§ **EXERCISE REQUIREMENTS**:
Below this line is the material. Write out only its lines from the one containing "The picture is" through the one containing "2.8, 1.4, 0.0]", both kept, exactly.

§ **INFORMATION PROVIDED**:
┄┄┄┄┄┄

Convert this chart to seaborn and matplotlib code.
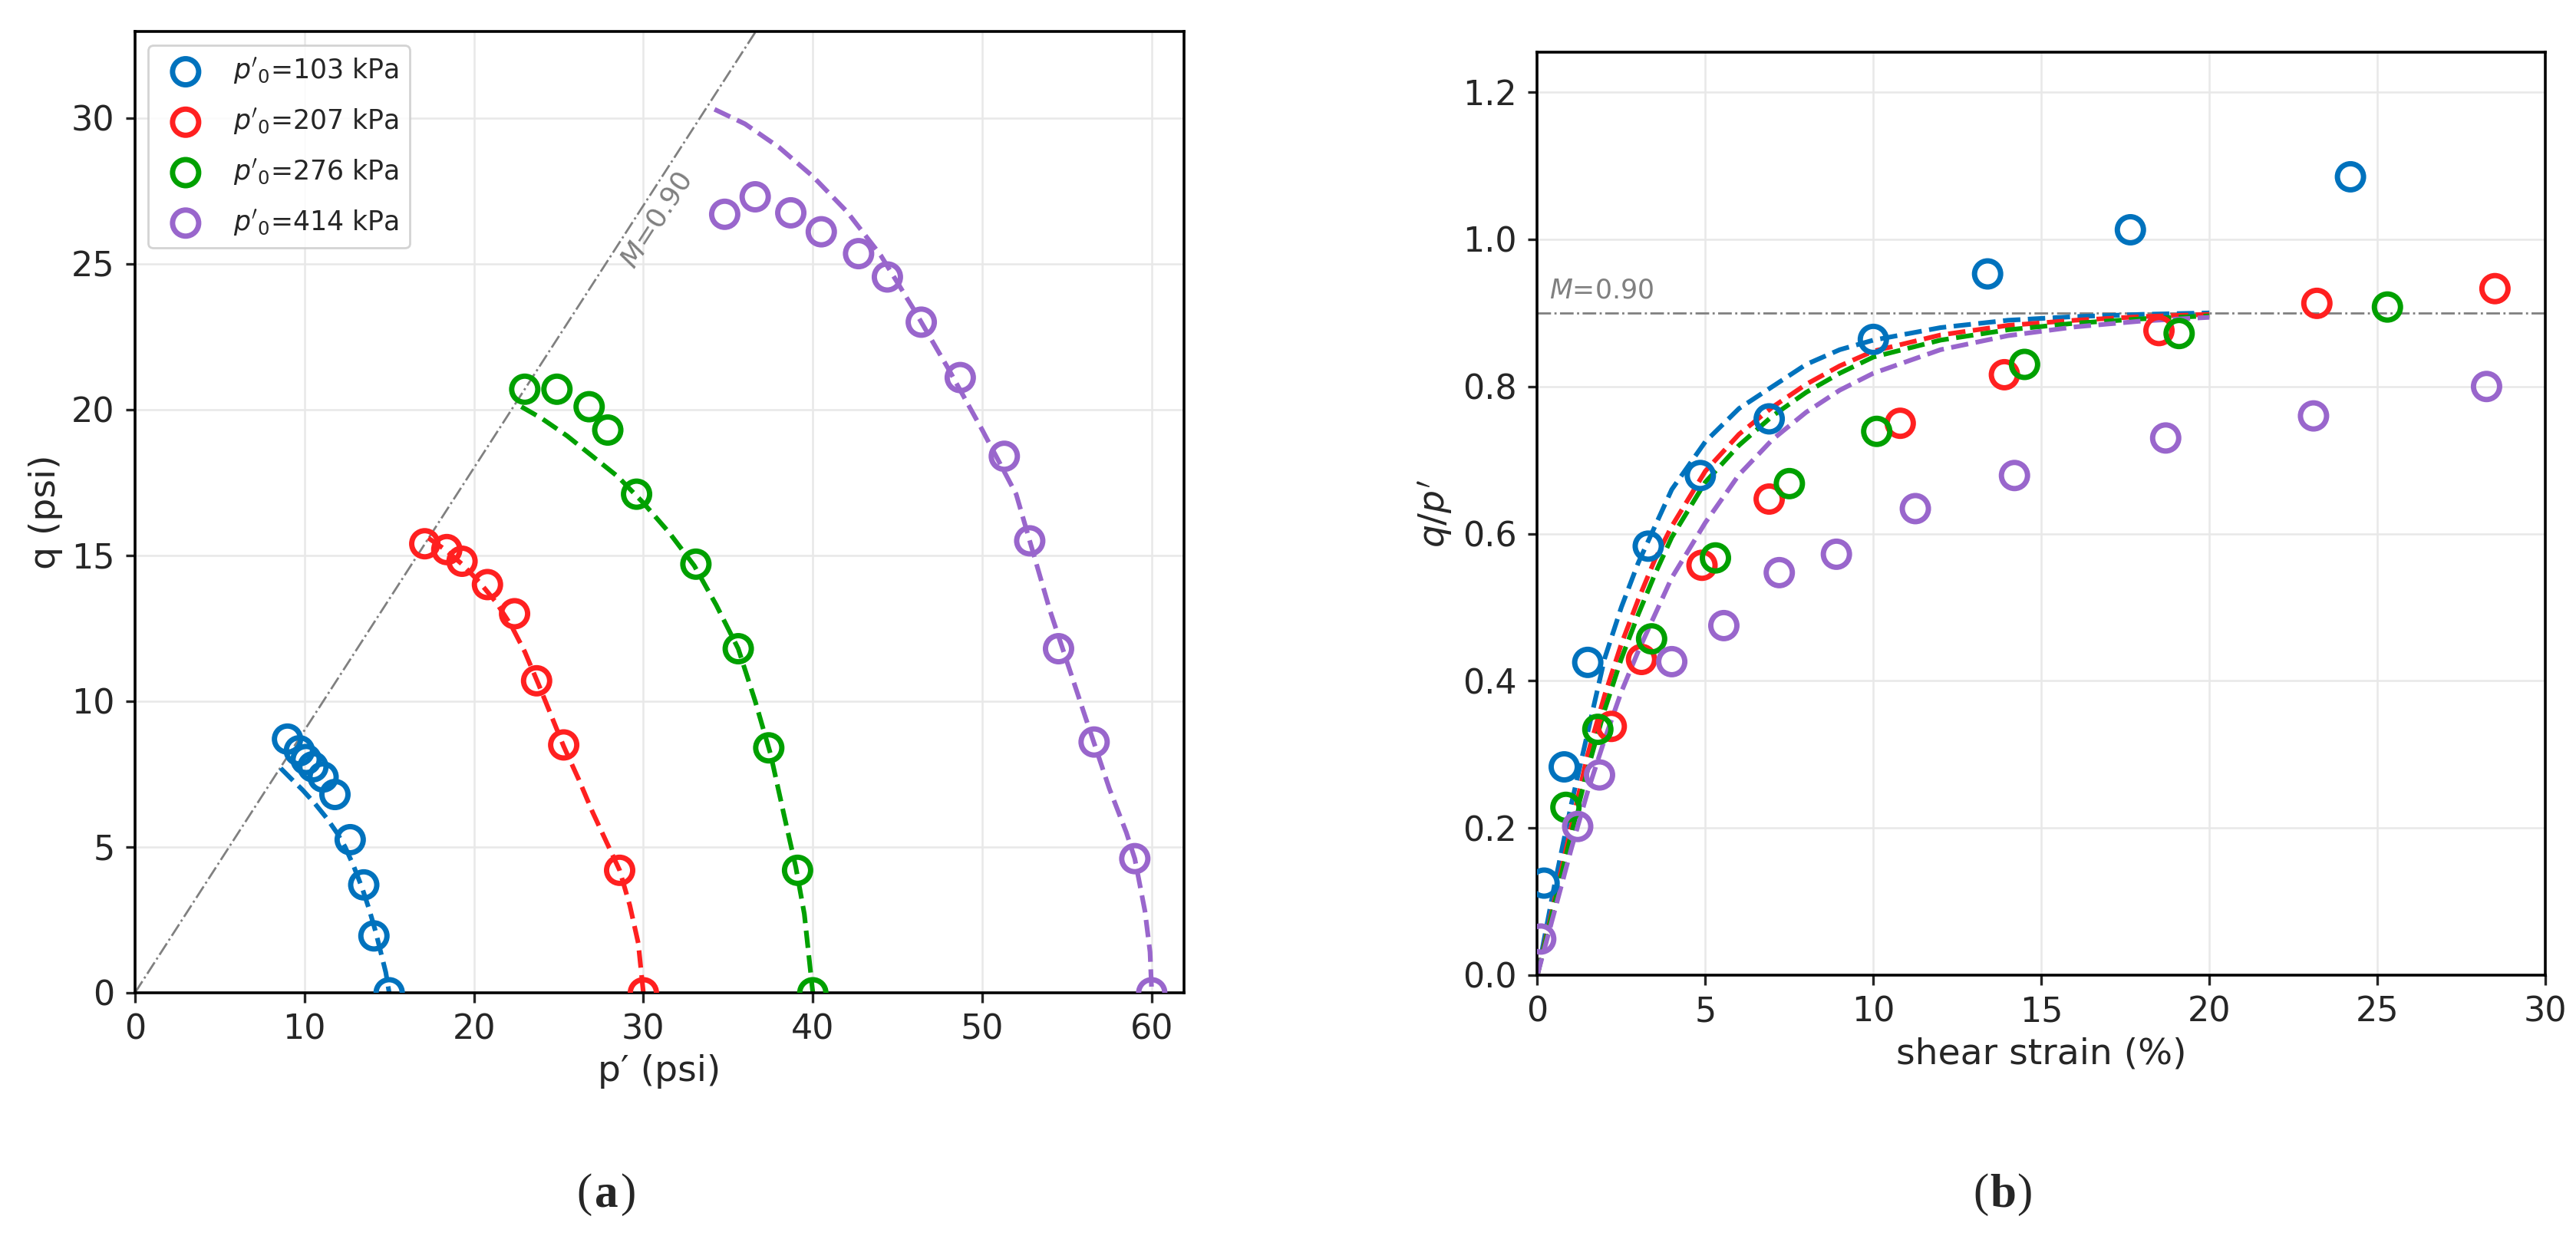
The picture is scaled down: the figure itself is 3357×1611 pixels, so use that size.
import numpy as np
import pandas as pd
import matplotlib
matplotlib.use("Agg")
import matplotlib.pyplot as plt
import matplotlib.transforms as mtransforms
import seaborn as sns

# ---- data ----
M = 0.90
labels = [r"$p'_0$=103 kPa", r"$p'_0$=207 kPa", r"$p'_0$=276 kPa", r"$p'_0$=414 kPa"]
colors = ["#0072BD", "#FF2020", "#00A000", "#9966CC"]

# (a) stress paths, test points
p_103 = [9.0, 9.7, 10.1, 10.5, 11.1, 11.8, 12.7, 13.5, 14.1, 15.0]
q_103 = [8.7, 8.3, 8.0, 7.75, 7.4, 6.8, 5.25, 3.7, 1.95, 0.0]
p_207 = [17.1, 18.4, 19.3, 20.8, 22.4, 23.7, 25.3, 28.6, 30.0]
q_207 = [15.4, 15.2, 14.8, 14.0, 13.0, 10.7, 8.5, 4.2, 0.0]
p_276 = [23.0, 24.9, 26.8, 27.9, 29.6, 33.1, 35.6, 37.4, 39.1, 40.0]
q_276 = [20.7, 20.7, 20.1, 19.3, 17.1, 14.7, 11.8, 8.4, 4.2, 0.0]
p_414 = [34.8, 36.6, 38.7, 40.5, 42.7, 44.4, 46.4, 48.7, 51.3, 52.8, 54.5, 56.6, 59.0, 60.0]
q_414 = [26.7, 27.3, 26.75, 26.1, 25.35, 24.55, 23.0, 21.1, 18.4, 15.5, 11.8, 8.6, 4.6, 0.0]

# (a) model stress paths (dashed)
mp_103 = [8.6, 9.2, 9.9, 10.6, 11.3, 11.9, 12.4, 12.9, 13.4, 13.8, 14.2, 14.5, 14.8, 15.0]
mq_103 = [7.7, 7.35, 6.95, 6.5, 6.0, 5.5, 5.0, 4.35, 3.6, 2.9, 2.1, 1.4, 0.7, 0.0]
mp_207 = [17.3, 18.3, 19.3, 20.3, 21.3, 22.2, 23.0, 23.8, 24.5, 25.3, 26.2, 27.0, 27.8, 28.6, 29.2, 29.7, 30.0]
mq_207 = [15.6, 15.2, 14.7, 14.1, 13.4, 12.6, 11.7, 10.6, 9.6, 8.45, 7.3, 6.2, 5.2, 4.2, 3.0, 1.7, 0.0]
mp_276 = [22.8, 24.0, 25.5, 27.0, 28.5, 30.0, 31.5, 33.0, 34.3, 35.6, 36.6, 37.5, 38.3, 39.0, 39.5, 40.0]
mq_276 = [20.1, 19.7, 19.1, 18.4, 17.7, 16.8, 15.8, 14.65, 13.3, 11.8, 10.0, 8.2, 6.1, 4.3, 2.7, 0.0]
mp_414 = [34.2, 36.0, 38.0, 40.0, 42.0, 44.0, 46.0, 48.0, 50.0, 52.0, 54.0, 56.0, 57.5, 58.5, 59.0, 59.6, 59.9, 60.0]
mq_414 = [30.3, 29.8, 29.0, 28.0, 26.8, 25.3, 23.4, 21.4, 19.3, 17.1, 13.1, 9.6, 7.0, 5.5, 4.6, 2.8, 1.4, 0.0]

# (b) stress ratio vs shear strain, test points
e_103 = [0.2, 0.8, 1.5, 3.3, 4.85, 6.9, 10.0, 13.4, 17.65, 24.2]
r_103 = [0.125, 0.283, 0.425, 0.583, 0.679, 0.756, 0.864, 0.953, 1.013, 1.085]
e_207 = [2.2, 3.1, 4.9, 6.9, 10.8, 13.9, 18.5, 23.2, 28.5]
r_207 = [0.338, 0.429, 0.557, 0.647, 0.75, 0.816, 0.876, 0.913, 0.933]
e_276 = [0.85, 1.8, 3.4, 5.3, 7.5, 10.1, 14.5, 19.1, 25.3]
r_276 = [0.228, 0.334, 0.457, 0.567, 0.668, 0.739, 0.83, 0.872, 0.908]
e_414 = [0.1, 1.2, 1.85, 4.0, 5.55, 7.2, 8.9, 11.25, 14.2, 18.7, 23.1, 28.25]
r_414 = [0.049, 0.202, 0.272, 0.426, 0.475, 0.547, 0.572, 0.634, 0.679, 0.73, 0.76, 0.80]

# (b) model curves (dashed)
strain_model = [0, 0.5, 1.0, 1.5, 2.0, 2.5, 3.0, 3.5, 4.0, 5.0, 6.0, 7.0, 8.0, 9.0, 10.0, 12.0, 14.0, 16.0, 18.0, 20.0]
mr_103 = [0, 0.12, 0.23, 0.33, 0.43, 0.5, 0.56, 0.61, 0.66, 0.725, 0.77, 0.80, 0.83, 0.85, 0.863, 0.88, 0.89, 0.895, 0.898, 0.9]
mr_207 = [0, 0.1, 0.2, 0.3, 0.38, 0.45, 0.51, 0.565, 0.61, 0.685, 0.735, 0.772, 0.803, 0.828, 0.848, 0.87, 0.883, 0.89, 0.895, 0.898]
mr_276 = [0, 0.095, 0.19, 0.28, 0.36, 0.43, 0.49, 0.545, 0.595, 0.67, 0.72, 0.76, 0.792, 0.818, 0.84, 0.863, 0.877, 0.886, 0.892, 0.896]
mr_414 = [0, 0.085, 0.17, 0.25, 0.32, 0.385, 0.44, 0.49, 0.54, 0.615, 0.68, 0.728, 0.765, 0.795, 0.818, 0.85, 0.869, 0.881, 0.889, 0.894]

pts_a = [(p_103, q_103), (p_207, q_207), (p_276, q_276), (p_414, q_414)]
mod_a = [(mp_103, mq_103), (mp_207, mq_207), (mp_276, mq_276), (mp_414, mq_414)]
pts_b = [(e_103, r_103), (e_207, r_207), (e_276, r_276), (e_414, r_414)]
mod_b = [mr_103, mr_207, mr_276, mr_414]

# ---- style ----
sns.set_theme(style="ticks")
plt.rcParams["font.family"] = ["DejaVu Sans"]
plt.rcParams["mathtext.fontset"] = "dejavusans"
plt.rcParams.update({
    "axes.edgecolor": "black",
    "axes.linewidth": 1.3,
    "xtick.major.size": 4.5,
    "ytick.major.size": 4.5,
    "xtick.major.width": 1.2,
    "ytick.major.width": 1.2,
    "xtick.major.pad": 5,
    "ytick.major.pad": 5,
    "xtick.labelsize": 16,
    "ytick.labelsize": 16,
    "axes.labelsize": 17,
})

fig = plt.figure(figsize=(16.785, 8.055), dpi=200)
ax1 = fig.add_axes([0.0524, 0.1968, 0.4072, 0.7775])
ax2 = fig.add_axes([0.5968, 0.2111, 0.3913, 0.7467])

grid_kw = dict(color="#e8e8e8", linewidth=0.9)
ms = 150
mew = 2.5

# (a)
for (px, qy), (mx, my), c, lab in zip(pts_a, mod_a, colors, labels):
    sns.lineplot(x=mx, y=my, ax=ax1, sort=False, estimator=None, color=c,
                 linestyle="--", linewidth=2.2)
    sns.scatterplot(x=px, y=qy, ax=ax1, s=ms, facecolor="none", edgecolor=c,
                    linewidth=mew, label=lab, zorder=3)
ax1.axline((0, 0), slope=M, color="#808080", linestyle="-.", linewidth=1.0, zorder=1)
ax1.text(30.8, 26.5, r"$M$=0.90", rotation=57, ha="center", va="center",
         color="#808080", fontsize=13)
ax1.set_xlim(0, 61.9)
ax1.set_ylim(0, 32.96)
ax1.set_xticks([0, 10, 20, 30, 40, 50, 60])
ax1.set_yticks([0, 5, 10, 15, 20, 25, 30])
ax1.grid(True, **grid_kw)
ax1.set_axisbelow(True)
ax1.set_xlabel("p\u2032 (psi)")
ax1.set_ylabel("q (psi)")
leg = ax1.legend(loc="upper left", fontsize=12.5, labelspacing=0.75,
                 frameon=True, fancybox=True, framealpha=0.85, edgecolor="#cccccc")

# (b)
for (ex, ry), mr, c in zip(pts_b, mod_b, colors):
    sns.lineplot(x=strain_model, y=mr, ax=ax2, sort=False, estimator=None, color=c,
                 linestyle="--", linewidth=2.2)
    sns.scatterplot(x=ex, y=ry, ax=ax2, s=ms, facecolor="none", edgecolor=c,
                    linewidth=mew, zorder=3)
ax2.axhline(M, color="#808080", linestyle="-.", linewidth=1.0, zorder=1)
ax2.text(0.35, 0.913, r"$M$=0.90", ha="left", va="bottom", color="#808080", fontsize=12.5)
ax2.set_xlim(0, 30)
ax2.set_ylim(0, 1.2544)
ax2.set_xticks([0, 5, 10, 15, 20, 25, 30])
ax2.set_yticks([0.0, 0.2, 0.4, 0.6, 0.8, 1.0, 1.2])
ax2.set_yticklabels(["0.0", "0.2", "0.4", "0.6", "0.8", "1.0", "1.2"])
ax2.grid(True, **grid_kw)
ax2.set_axisbelow(True)
ax2.set_xlabel("shear strain (%)")
ax2.set_ylabel(r"$q/p'$")
if ax2.get_legend() is not None:
    ax2.get_legend().remove()

for ax in (ax1, ax2):
    for s in ax.spines.values():
        s.set_visible(True)
        s.set_color("black")

# panel tags: regular parentheses around a bold letter
for xc, letter in [(0.2353, "a"), (0.7775, "b")]:
    fig.text(xc, 0.0335, letter, ha="center", va="center", fontsize=22,
             family="Liberation Serif", fontweight="bold")
    left = mtransforms.offset_copy(fig.transFigure, fig=fig, x=-6.5, y=0, units="points")
    right = mtransforms.offset_copy(fig.transFigure, fig=fig, x=6.5, y=0, units="points")
    fig.text(xc, 0.0335, "(", ha="right", va="center", fontsize=22,
             family="Liberation Serif", transform=left)
    fig.text(xc, 0.0335, ")", ha="left", va="center", fontsize=22,
             family="Liberation Serif", transform=right)

fig.savefig("out.png", dpi=200)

┄┄┄┄┄┄

§ **ANSWER FOR THIS EXERCISE**:
The picture is scaled down: the figure itself is 3357×1611 pixels, so use that size.
import numpy as np
import pandas as pd
import matplotlib
matplotlib.use("Agg")
import matplotlib.pyplot as plt
import matplotlib.transforms as mtransforms
import seaborn as sns

# ---- data ----
M = 0.90
labels = [r"$p'_0$=103 kPa", r"$p'_0$=207 kPa", r"$p'_0$=276 kPa", r"$p'_0$=414 kPa"]
colors = ["#0072BD", "#FF2020", "#00A000", "#9966CC"]

# (a) stress paths, test points
p_103 = [9.0, 9.7, 10.1, 10.5, 11.1, 11.8, 12.7, 13.5, 14.1, 15.0]
q_103 = [8.7, 8.3, 8.0, 7.75, 7.4, 6.8, 5.25, 3.7, 1.95, 0.0]
p_207 = [17.1, 18.4, 19.3, 20.8, 22.4, 23.7, 25.3, 28.6, 30.0]
q_207 = [15.4, 15.2, 14.8, 14.0, 13.0, 10.7, 8.5, 4.2, 0.0]
p_276 = [23.0, 24.9, 26.8, 27.9, 29.6, 33.1, 35.6, 37.4, 39.1, 40.0]
q_276 = [20.7, 20.7, 20.1, 19.3, 17.1, 14.7, 11.8, 8.4, 4.2, 0.0]
p_414 = [34.8, 36.6, 38.7, 40.5, 42.7, 44.4, 46.4, 48.7, 51.3, 52.8, 54.5, 56.6, 59.0, 60.0]
q_414 = [26.7, 27.3, 26.75, 26.1, 25.35, 24.55, 23.0, 21.1, 18.4, 15.5, 11.8, 8.6, 4.6, 0.0]

# (a) model stress paths (dashed)
mp_103 = [8.6, 9.2, 9.9, 10.6, 11.3, 11.9, 12.4, 12.9, 13.4, 13.8, 14.2, 14.5, 14.8, 15.0]
mq_103 = [7.7, 7.35, 6.95, 6.5, 6.0, 5.5, 5.0, 4.35, 3.6, 2.9, 2.1, 1.4, 0.7, 0.0]
mp_207 = [17.3, 18.3, 19.3, 20.3, 21.3, 22.2, 23.0, 23.8, 24.5, 25.3, 26.2, 27.0, 27.8, 28.6, 29.2, 29.7, 30.0]
mq_207 = [15.6, 15.2, 14.7, 14.1, 13.4, 12.6, 11.7, 10.6, 9.6, 8.45, 7.3, 6.2, 5.2, 4.2, 3.0, 1.7, 0.0]
mp_276 = [22.8, 24.0, 25.5, 27.0, 28.5, 30.0, 31.5, 33.0, 34.3, 35.6, 36.6, 37.5, 38.3, 39.0, 39.5, 40.0]
mq_276 = [20.1, 19.7, 19.1, 18.4, 17.7, 16.8, 15.8, 14.65, 13.3, 11.8, 10.0, 8.2, 6.1, 4.3, 2.7, 0.0]
mp_414 = [34.2, 36.0, 38.0, 40.0, 42.0, 44.0, 46.0, 48.0, 50.0, 52.0, 54.0, 56.0, 57.5, 58.5, 59.0, 59.6, 59.9, 60.0]
mq_414 = [30.3, 29.8, 29.0, 28.0, 26.8, 25.3, 23.4, 21.4, 19.3, 17.1, 13.1, 9.6, 7.0, 5.5, 4.6, 2.8, 1.4, 0.0]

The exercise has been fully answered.